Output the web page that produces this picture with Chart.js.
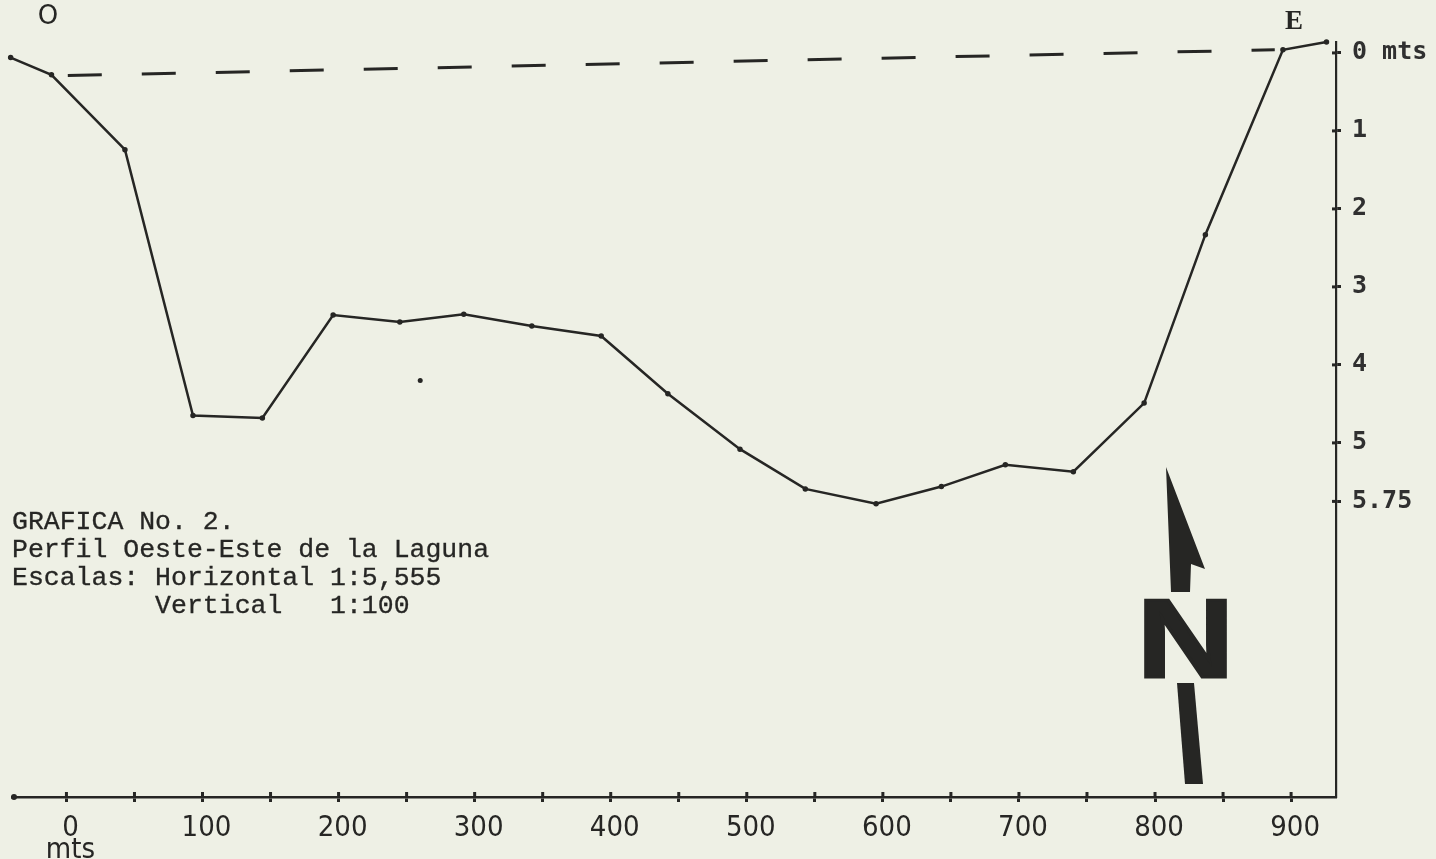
<!DOCTYPE html>
<html>
<head>
<meta charset="utf-8">
<title>Perfil Oeste-Este de la Laguna</title>
<script src="https://cdn.jsdelivr.net/npm/chart.js@4/dist/chart.umd.min.js"></script>
<style>
  html, body { margin: 0; padding: 0; background: #eef0e5; }
  #wrap { width: 1436px; height: 859px; position: relative; }
</style>
</head>
<body>
<div id="wrap"><canvas id="perfil"></canvas></div>
<script>
// distancia horizontal (mts) y profundidad (mts) del perfil
const distancias = [-41, -11, 43, 93, 144, 196, 245, 292, 342, 393, 442, 495, 543, 595, 643, 690, 740, 792, 837, 894, 926];
const profundidades = [0.06, 0.28, 1.24, 4.65, 4.68, 3.36, 3.45, 3.35, 3.50, 3.63, 4.37, 5.08, 5.59, 5.78, 5.56, 5.28, 5.37, 4.49, 2.33, -0.04, -0.14];

// nivel del agua (linea punteada)
const nivelDist = [1, 888];
const nivelProf = [0.29, -0.04];

// punto suelto del original
const puntoDist = [260];
const puntoProf = [4.2];

const ticksX = [0, 50, 100, 150, 200, 250, 300, 350, 400, 450, 500, 550, 600, 650, 700, 750, 800, 850, 900];
const ticksY = [0, 1, 2, 3, 4, 5, 5.75];

const notas = [
    'GRAFICA No. 2.',
    'Perfil Oeste-Este de la Laguna',
    'Escalas: Horizontal 1:5,555',
    '         Vertical   1:100'
];

const ink = '#262624';

function toPoints(xs, ys) {
    return xs.map((x, i) => ({ x: x, y: ys[i] }));
}

// dibuja las marcas que cruzan los ejes, textos y la flecha del norte
const decoraciones = {
    id: 'decoraciones',
    afterDraw(chart) {
        const ctx = chart.ctx;
        const area = chart.chartArea;
        const sx = chart.scales.x;
        const sy = chart.scales.y;
        ctx.save();
        ctx.strokeStyle = ink;
        ctx.fillStyle = ink;

        // mitad interior de las marcas
        ctx.lineWidth = 3;
        sx.ticks.forEach(t => {
            const px = sx.getPixelForValue(t.value);
            ctx.beginPath();
            ctx.moveTo(px, area.bottom - 5);
            ctx.lineTo(px, area.bottom);
            ctx.stroke();
        });
        sy.ticks.forEach(t => {
            const py = sy.getPixelForValue(t.value);
            ctx.beginPath();
            ctx.moveTo(area.right - 4, py);
            ctx.lineTo(area.right, py);
            ctx.stroke();
        });
        ctx.beginPath();
        ctx.arc(area.left + 2, area.bottom, 3, 0, Math.PI * 2);
        ctx.fill();

        // textos
        ctx.textBaseline = 'middle';
        ctx.textAlign = 'left';
        ctx.font = '26.5px "Liberation Mono", monospace';
        ctx.lineWidth = 0.3;
        notas.forEach((linea, i) => {
            const y = 522 + i * 28;
            ctx.fillText(linea, 12, y);
            ctx.strokeText(linea, 12, y);
        });

        ctx.font = '26px "DejaVu Sans", sans-serif';
        ctx.textAlign = 'center';
        ctx.fillText('O', 48, 17);
        ctx.font = 'bold 27px "Liberation Serif", serif';
        ctx.fillText('E', 1294, 22);

        // flecha del norte
        ctx.beginPath();
        ctx.moveTo(1166, 467);
        ctx.lineTo(1205, 569);
        ctx.lineTo(1191, 564);
        ctx.lineTo(1190, 592);
        ctx.lineTo(1171, 592);
        ctx.closePath();
        ctx.fill();

        ctx.save();
        ctx.translate(1137, 677);
        ctx.scale(1.2, 1);
        ctx.font = 'bold 112px "Liberation Sans", sans-serif';
        ctx.textAlign = 'left';
        ctx.textBaseline = 'alphabetic';
        ctx.fillText('N', 0, 0);
        ctx.lineWidth = 3;
        ctx.strokeText('N', 0, 0);
        ctx.restore();

        ctx.beginPath();
        ctx.moveTo(1177, 683);
        ctx.lineTo(1194, 683);
        ctx.lineTo(1203, 784);
        ctx.lineTo(1185, 784);
        ctx.closePath();
        ctx.fill();

        ctx.restore();
    }
};

const fondo = {
    id: 'fondo',
    beforeDraw(chart) {
        const ctx = chart.ctx;
        ctx.save();
        ctx.fillStyle = '#eef0e5';
        ctx.fillRect(0, 0, chart.width, chart.height);
        ctx.restore();
    }
};

new Chart(document.getElementById('perfil'), {
    type: 'line',
    data: {
        datasets: [
            {
                label: 'Perfil',
                data: toPoints(distancias, profundidades),
                borderColor: ink,
                backgroundColor: ink,
                borderWidth: 2.5,
                pointRadius: 1.5,
                tension: 0,
                clip: false
            },
            {
                label: 'Nivel',
                data: toPoints(nivelDist, nivelProf),
                borderColor: ink,
                borderWidth: 3,
                borderDash: [34, 40],
                pointRadius: 0,
                clip: false
            },
            {
                label: 'Punto',
                data: toPoints(puntoDist, puntoProf),
                showLine: false,
                pointRadius: 2.5,
                backgroundColor: ink,
                borderWidth: 0
            }
        ]
    },
    options: {
        responsive: true,
        maintainAspectRatio: false,
        animation: false,
        layout: { padding: { left: 12, top: 42, right: 0, bottom: 0 } },
        plugins: {
            legend: { display: false },
            tooltip: { enabled: false }
        },
        scales: {
            x: {
                type: 'linear',
                min: -40,
                max: 933,
                afterBuildTicks: s => { s.ticks = ticksX.map(v => ({ value: v })); },
                afterFit: s => { s.height = 62; },
                border: { color: ink, width: 2.5 },
                grid: { drawOnChartArea: false, color: ink, tickLength: 5, tickWidth: 3 },
                ticks: {
                    autoSkip: false,
                    maxRotation: 0,
                    padding: 15,
                    labelOffset: 4,
                    color: ink,
                    font: { family: '"Liberation Sans Narrow", "DejaVu Sans Condensed", sans-serif', size: 29, lineHeight: 0.78 },
                    callback: v => v === 0 ? ['0', 'mts'] : (v % 100 === 0 ? String(v) : '')
                }
            },
            y: {
                type: 'linear',
                position: 'right',
                reverse: true,
                min: -0.14,
                max: 9.54,
                afterBuildTicks: s => { s.ticks = ticksY.map(v => ({ value: v })); },
                afterFit: s => { s.width = 100; },
                border: { color: ink, width: 2.2 },
                grid: { drawOnChartArea: false, color: ink, tickLength: 5, tickWidth: 3 },
                ticks: {
                    autoSkip: false,
                    padding: 11,
                    color: '#303030',
                    font: { family: '"DejaVu Sans Mono", monospace', size: 25, weight: 'bold' },
                    callback: v => v === 0 ? '0 mts' : String(v)
                }
            }
        }
    },
    plugins: [fondo, decoraciones]
});
</script>
</body>
</html>
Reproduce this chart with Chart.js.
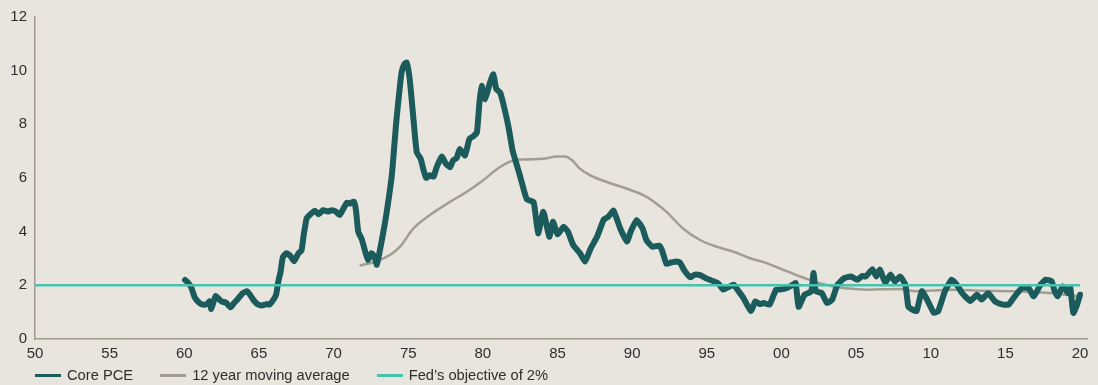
■ ■ ■
→ **Requirement**
The records shown above are to be repeated exactly, with the pictures left out.

→ **Exercise result**
Output the web page that produces this picture with Chart.js.
<!DOCTYPE html>
<html>
<head>
<meta charset="utf-8">
<title>Perfil Oeste-Este de la Laguna</title>
<script src="https://cdn.jsdelivr.net/npm/chart.js@4/dist/chart.umd.min.js"></script>
<style>
  html, body { margin: 0; padding: 0; background: #eef0e5; }
  #wrap { width: 1436px; height: 859px; position: relative; }
</style>
</head>
<body>
<div id="wrap"><canvas id="perfil"></canvas></div>
<script>
// distancia horizontal (mts) y profundidad (mts) del perfil
const distancias = [-41, -11, 43, 93, 144, 196, 245, 292, 342, 393, 442, 495, 543, 595, 643, 690, 740, 792, 837, 894, 926];
const profundidades = [0.06, 0.28, 1.24, 4.65, 4.68, 3.36, 3.45, 3.35, 3.50, 3.63, 4.37, 5.08, 5.59, 5.78, 5.56, 5.28, 5.37, 4.49, 2.33, -0.04, -0.14];

// nivel del agua (linea punteada)
const nivelDist = [1, 888];
const nivelProf = [0.29, -0.04];

// punto suelto del original
const puntoDist = [260];
const puntoProf = [4.2];

const ticksX = [0, 50, 100, 150, 200, 250, 300, 350, 400, 450, 500, 550, 600, 650, 700, 750, 800, 850, 900];
const ticksY = [0, 1, 2, 3, 4, 5, 5.75];

const notas = [
    'GRAFICA No. 2.',
    'Perfil Oeste-Este de la Laguna',
    'Escalas: Horizontal 1:5,555',
    '         Vertical   1:100'
];

const ink = '#262624';

function toPoints(xs, ys) {
    return xs.map((x, i) => ({ x: x, y: ys[i] }));
}

// dibuja las marcas que cruzan los ejes, textos y la flecha del norte
const decoraciones = {
    id: 'decoraciones',
    afterDraw(chart) {
        const ctx = chart.ctx;
        const area = chart.chartArea;
        const sx = chart.scales.x;
        const sy = chart.scales.y;
        ctx.save();
        ctx.strokeStyle = ink;
        ctx.fillStyle = ink;

        // mitad interior de las marcas
        ctx.lineWidth = 3;
        sx.ticks.forEach(t => {
            const px = sx.getPixelForValue(t.value);
            ctx.beginPath();
            ctx.moveTo(px, area.bottom - 5);
            ctx.lineTo(px, area.bottom);
            ctx.stroke();
        });
        sy.ticks.forEach(t => {
            const py = sy.getPixelForValue(t.value);
            ctx.beginPath();
            ctx.moveTo(area.right - 4, py);
            ctx.lineTo(area.right, py);
            ctx.stroke();
        });
        ctx.beginPath();
        ctx.arc(area.left + 2, area.bottom, 3, 0, Math.PI * 2);
        ctx.fill();

        // textos
        ctx.textBaseline = 'middle';
        ctx.textAlign = 'left';
        ctx.font = '26.5px "Liberation Mono", monospace';
        ctx.lineWidth = 0.3;
        notas.forEach((linea, i) => {
            const y = 522 + i * 28;
            ctx.fillText(linea, 12, y);
            ctx.strokeText(linea, 12, y);
        });

        ctx.font = '26px "DejaVu Sans", sans-serif';
        ctx.textAlign = 'center';
        ctx.fillText('O', 48, 17);
        ctx.font = 'bold 27px "Liberation Serif", serif';
        ctx.fillText('E', 1294, 22);

        // flecha del norte
        ctx.beginPath();
        ctx.moveTo(1166, 467);
        ctx.lineTo(1205, 569);
        ctx.lineTo(1191, 564);
        ctx.lineTo(1190, 592);
        ctx.lineTo(1171, 592);
        ctx.closePath();
        ctx.fill();

        ctx.save();
        ctx.translate(1137, 677);
        ctx.scale(1.2, 1);
        ctx.font = 'bold 112px "Liberation Sans", sans-serif';
        ctx.textAlign = 'left';
        ctx.textBaseline = 'alphabetic';
        ctx.fillText('N', 0, 0);
        ctx.lineWidth = 3;
        ctx.strokeText('N', 0, 0);
        ctx.restore();

        ctx.beginPath();
        ctx.moveTo(1177, 683);
        ctx.lineTo(1194, 683);
        ctx.lineTo(1203, 784);
        ctx.lineTo(1185, 784);
        ctx.closePath();
        ctx.fill();

        ctx.restore();
    }
};

const fondo = {
    id: 'fondo',
    beforeDraw(chart) {
        const ctx = chart.ctx;
        ctx.save();
        ctx.fillStyle = '#eef0e5';
        ctx.fillRect(0, 0, chart.width, chart.height);
        ctx.restore();
    }
};

new Chart(document.getElementById('perfil'), {
    type: 'line',
    data: {
        datasets: [
            {
                label: 'Perfil',
                data: toPoints(distancias, profundidades),
                borderColor: ink,
                backgroundColor: ink,
                borderWidth: 2.5,
                pointRadius: 1.5,
                tension: 0,
                clip: false
            },
            {
                label: 'Nivel',
                data: toPoints(nivelDist, nivelProf),
                borderColor: ink,
                borderWidth: 3,
                borderDash: [34, 40],
                pointRadius: 0,
                clip: false
            },
            {
                label: 'Punto',
                data: toPoints(puntoDist, puntoProf),
                showLine: false,
                pointRadius: 2.5,
                backgroundColor: ink,
                borderWidth: 0
            }
        ]
    },
    options: {
        responsive: true,
        maintainAspectRatio: false,
        animation: false,
        layout: { padding: { left: 12, top: 42, right: 0, bottom: 0 } },
        plugins: {
            legend: { display: false },
            tooltip: { enabled: false }
        },
        scales: {
            x: {
                type: 'linear',
                min: -40,
                max: 933,
                afterBuildTicks: s => { s.ticks = ticksX.map(v => ({ value: v })); },
                afterFit: s => { s.height = 62; },
                border: { color: ink, width: 2.5 },
                grid: { drawOnChartArea: false, color: ink, tickLength: 5, tickWidth: 3 },
                ticks: {
                    autoSkip: false,
                    maxRotation: 0,
                    padding: 15,
                    labelOffset: 4,
                    color: ink,
                    font: { family: '"Liberation Sans Narrow", "DejaVu Sans Condensed", sans-serif', size: 29, lineHeight: 0.78 },
                    callback: v => v === 0 ? ['0', 'mts'] : (v % 100 === 0 ? String(v) : '')
                }
            },
            y: {
                type: 'linear',
                position: 'right',
                reverse: true,
                min: -0.14,
                max: 9.54,
                afterBuildTicks: s => { s.ticks = ticksY.map(v => ({ value: v })); },
                afterFit: s => { s.width = 100; },
                border: { color: ink, width: 2.2 },
                grid: { drawOnChartArea: false, color: ink, tickLength: 5, tickWidth: 3 },
                ticks: {
                    autoSkip: false,
                    padding: 11,
                    color: '#303030',
                    font: { family: '"DejaVu Sans Mono", monospace', size: 25, weight: 'bold' },
                    callback: v => v === 0 ? '0 mts' : String(v)
                }
            }
        }
    },
    plugins: [fondo, decoraciones]
});
</script>
</body>
</html>
Reproduce this chart with Chart.js.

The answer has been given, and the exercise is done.